When students are consistently in a face-to-face classroom setting, educators can keep an eye out for certain behavioral changes or clues into a students’ home life.

“It’s harder to identify a student if they virtually attend classes, since you aren’t seeing the traditional warning signs,” Bell said. “A teacher would notice if they were wearing the same clothes every day, or if their parents called and said to pick up and drop off at another location, and hygiene indicators.”

Virtual meetings do not always give off enough clues for educators to pick up on either.

“In a Zoom meeting, you kind of lose what is going on with the student. You lose that personal relationship that teachers, the office staff, and other key players in the school building have when they don’t have eyes on the student anymore,” Bell said.

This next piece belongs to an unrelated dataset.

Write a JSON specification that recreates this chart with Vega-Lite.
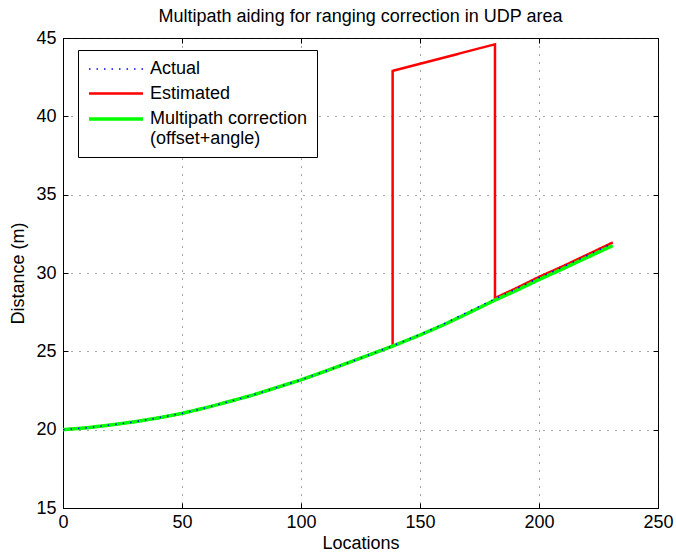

The state of Michigan has put out a tool kit for educators to try to do more to identify these students. Resources like hotlines if families find themselves needing transportation, clothing, and food were recommended. Bell said many schools already have these measures in place.

For students seeming to potentially slip through the outreach, Bell said educators are trying to reach out to students they have not had interaction or seen attendance with over social media channels to get a hold of them.

“Our school districts have gotten really creative with enticing families to come, to shop, get food and clothing,” Bell said. “They are finding creative ways to meet those at-risk students.”

At the end of June, when classes are completely over, the Berrien RESA will have its final numbers for the year to report to the state.